If you live in a part of the world where there are no poisonous snakes — count your blessings. For the rest of us, you better be prepared. Where I was raised as a kid we had a million snakes. On one water gap that we replaced in our fence we killed about a dozen. We didn't have rattlesnakes but we had copperheads and water moccasins (cotton mouths).

To help protect you against bites, let's talk about some snake protection for us hunters — even fishermen, since last summer my daughter and I had a snake jump in the boat with us while we were crappie fishing over in Oregon.

As far as I know we have four options for snake protection:

  1. high top leather boots
  2. snake gaiters
  3. snake proof boots
  4. stay home and play the piccolo

This article is a little unique in that on most outdoor gear I give it a good test before recommending it. On snake boots though, I'd have to walk in a few viper pits and let 20 or 30 chew on me. That's probably not going to happen! So we're going to trust the manufacturers testing procedures.

What I'll recommend is to try on whichever model of boots that you are looking at purchasing to see if they fit well. None of them are too comfortable due to the requirements to make them snake proof, but mine have a side zipper to ease in removal. If you're going to be walking all day you'll want to purchase a pair that is comfortable to walk in.  

Snake boots are a lot like seat belts. They don't do any good unless you wear them. My dad's cousin lived in New Mexico and was out building fence. Why I don't know but it was super hot and he'd cut the top off of his cowboy boots. Sure enough while building fence a rattler struck him. He said he knew right away what it was. If you're in bad snake country, don't cut the top off your boots and try to turn them into Go Go boots.  

I know when I turkey hunted with my brother and his kid down by El Dorado years ago they both wore them since we'd be crawling around in the brush all day calling turkeys and spotlighting varmints at night. He kills a lot of rattlesnakes on that ranch.

I'm going to assume that knee high snake boots will suffice for our snakes in the states. The only situation where I see they may not suffice is if you're climbing mountains or such situations where the snake will be elevated above you.

When I was a kid the old man that owned the ranch beside us had gotten bit on the hand years before by a copper head. He was picking up a rock and it struck him. So be careful when you're picking things off the ground. But don't necessarily think that you'll be safe if you kick over a log or flip it with a stick. It may just coil up as the story below will tell.

Unfortunately you can't feel safe if you're the back man while hiking. I've heard it said that the first hiker spooks the snakes so they coil up and then they strike the second man.  When I lived in Colorado there were a ton of rattlers out on the prairie and certain times of the year a guy in the plant would go out and catch nearly 100 after work. There were a couple of guys out there bird hunting and twice one of them came out of the brush and had a snake latched onto his pants leg dragging along. He must have walked in on snaky areas for this to happen to him so often is all that I can figure. Whatever he was doing — don't do!

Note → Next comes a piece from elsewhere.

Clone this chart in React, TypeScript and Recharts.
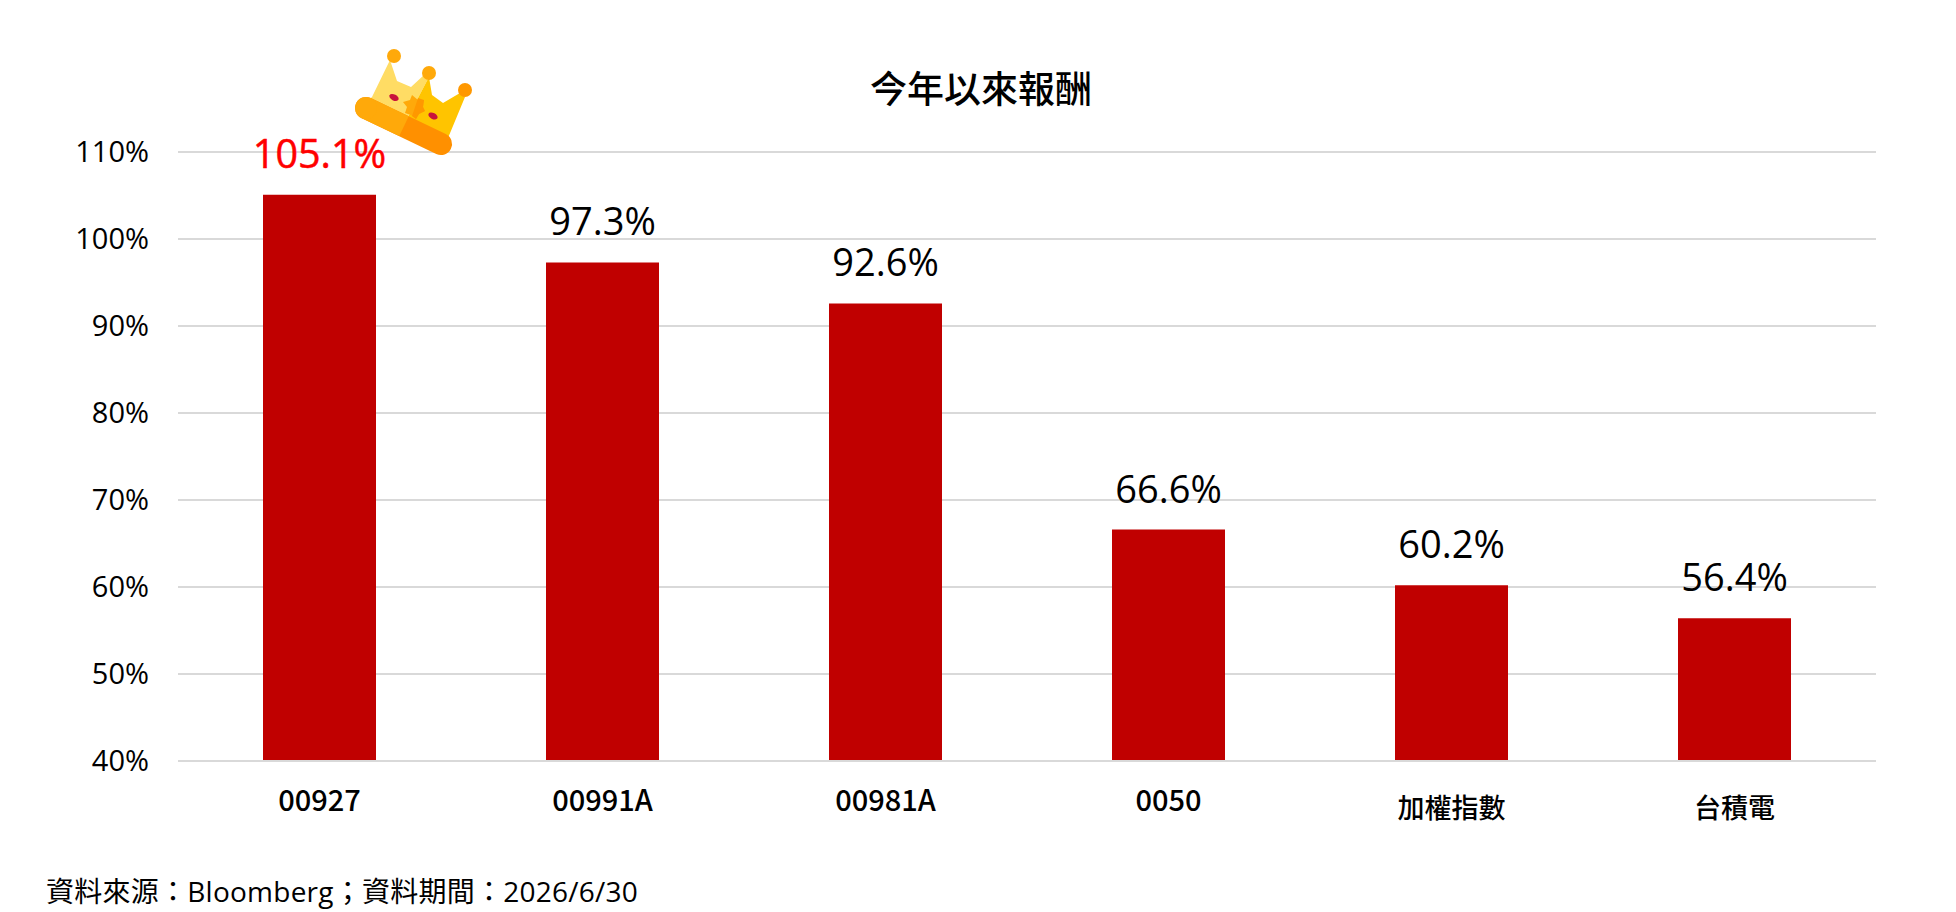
import { BarChart, Bar, XAxis, YAxis, CartesianGrid, LabelList } from "recharts"

const FONT = '"Open Sans", "Noto Sans CJK TC", sans-serif'
const CJK_FONT = '"Noto Sans CJK TC", sans-serif'

const categories = ["00927", "00991A", "00981A", "0050", "加權指數", "台積電"]
const returns = [105.1, 97.3, 92.6, 66.6, 60.2, 56.4]
const yTicks = [40, 50, 60, 70, 80, 90, 100, 110]

const data = categories.map((name, i) => ({ name, value: returns[i] }))
const best = Math.max(...returns)

function CategoryTick({ x, y, payload }: any) {
  const isCjk = /[^\x00-\x7f]/.test(payload.value)
  return (
    <text
      x={x}
      y={isCjk ? y + 49 : y + 42}
      textAnchor="middle"
      fontFamily={CJK_FONT}
      fontSize={isCjk ? 27 : 29}
      fontWeight={500}
      fill="#000"
    >
      {payload.value}
    </text>
  )
}

function ValueLabel({ x, y, width, value }: any) {
  const top = value === best
  return (
    <text
      x={x + width / 2}
      y={y - 27}
      textAnchor="middle"
      fontFamily={FONT}
      fontSize={top ? 39.5 : 38}
      fill={top ? "#ff0000" : "#000"}
      stroke={top ? "#ff0000" : "none"}
      strokeWidth={0.5}
    >
      {value.toFixed(1)}%
    </text>
  )
}

// decorative crown above the top bar
function Crown() {
  return (
    <svg
      width={150}
      height={130}
      viewBox="0 0 150 130"
      style={{ position: "absolute", left: 340, top: 40 }}
    >
      <polygon points="50,20 57,41 71,47 84,35 89,37 68,77 60,90 22,66 32,57" fill="#ffdc64" />
      <polygon points="89,37 92,55 103,63 120,53 125,57 108,98 60,90 68,77" fill="#ffc400" />
      <line x1="26" y1="68" x2="101" y2="104" stroke="#ff9000" strokeWidth={22} strokeLinecap="round" />
      <line x1="26" y1="68" x2="64" y2="86.2" stroke="#ffa90a" strokeWidth={22} />
      <circle cx="26" cy="68" r="11" fill="#ffa90a" />
      <polygon points="72,55 78,60 84,60 83,67 85,71 79,74 76,79 71,75 65,73 67,67 63,62 70,60" fill="#ffa90a" />
      <polygon points="78,58 84,60 83,67 85,71 79,74 76,79 72,76" fill="#ff9800" />
      <ellipse cx="54" cy="57.5" rx="5" ry="3" transform="rotate(28 54 57.5)" fill="#c8133c" />
      <ellipse cx="93" cy="76" rx="5" ry="3" transform="rotate(28 93 76)" fill="#c8133c" />
      <circle cx="54" cy="16" r="7" fill="#ffa90a" />
      <circle cx="89" cy="33" r="7" fill="#ffa90a" />
      <circle cx="125" cy="50" r="7" fill="#ff9800" />
    </svg>
  )
}

export default function App() {
  return (
    <div style={{ position: "absolute", left: 0, top: 0, width: 1956, height: 912, background: "#fff", fontFamily: FONT }}>
      <BarChart
        width={1956}
        height={912}
        data={data}
        margin={{ top: 152, right: 80, bottom: 121, left: 0 }}
      >
        <CartesianGrid vertical={false} stroke="#d9d9d9" strokeWidth={2} />
        <YAxis
          domain={[40, 110]}
          ticks={yTicks}
          width={178}
          axisLine={false}
          tickLine={false}
          tickSize={29}
          tickMargin={0}
          tick={{ fontFamily: FONT, fontSize: 29, fill: "#000" }}
          tickFormatter={(v: number) => `${v}%`}
        />
        <Bar dataKey="value" fill="#c00000" barSize={113} isAnimationActive={false}>
          <LabelList dataKey="value" content={ValueLabel} />
        </Bar>
        <XAxis
          dataKey="name"
          interval={0}
          height={30}
          axisLine={{ stroke: "#d9d9d9", strokeWidth: 2 }}
          tickLine={false}
          tick={CategoryTick}
        />
      </BarChart>
      <Crown />
      <div style={{ position: "absolute", left: 870, top: 62, fontFamily: CJK_FONT, fontSize: 37, fontWeight: 500, color: "#000", lineHeight: "50px" }}>
        今年以來報酬
      </div>
      <div style={{ position: "absolute", left: 46, top: 871, fontFamily: FONT, fontSize: 28, letterSpacing: 0.25, color: "#000", lineHeight: "40px", whiteSpace: "nowrap" }}>
        資料來源：Bloomberg；資料期間：2026/6/30
      </div>
    </div>
  )
}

One fall Chris Puckett and I ran over to Hell's Canyon to do a little deer hunting. We were walking down a canyon and Chris said, "Wow, look at that." I turned around and there was an 18-inch rattler in the trail. We'd both stepped right over it and he was wearing tennis shoes (Chris was wearing the tennis shoes, not the snake). Even though it was coiled up it hadn't struck. So not all snakes will strike you so you never know how many you have actually walked right by.

Used to when visiting out by El Paso we'd go snake hunting at night. It gets cool at night since it's a desert and snakes would crawl out on the black top to get warm. One time we pulled over to get one and the light went out. It finally came back on and he was crawling towards me and only about 2 feet away. The light came on and I shot outta there. Snake boots would have been nice for those midnight hunts.

As we wrap up remember: Getting into the outdoors is a blast but a bad snake bite could turn an otherwise good day into a bad one real quick. Be careful and be prepared.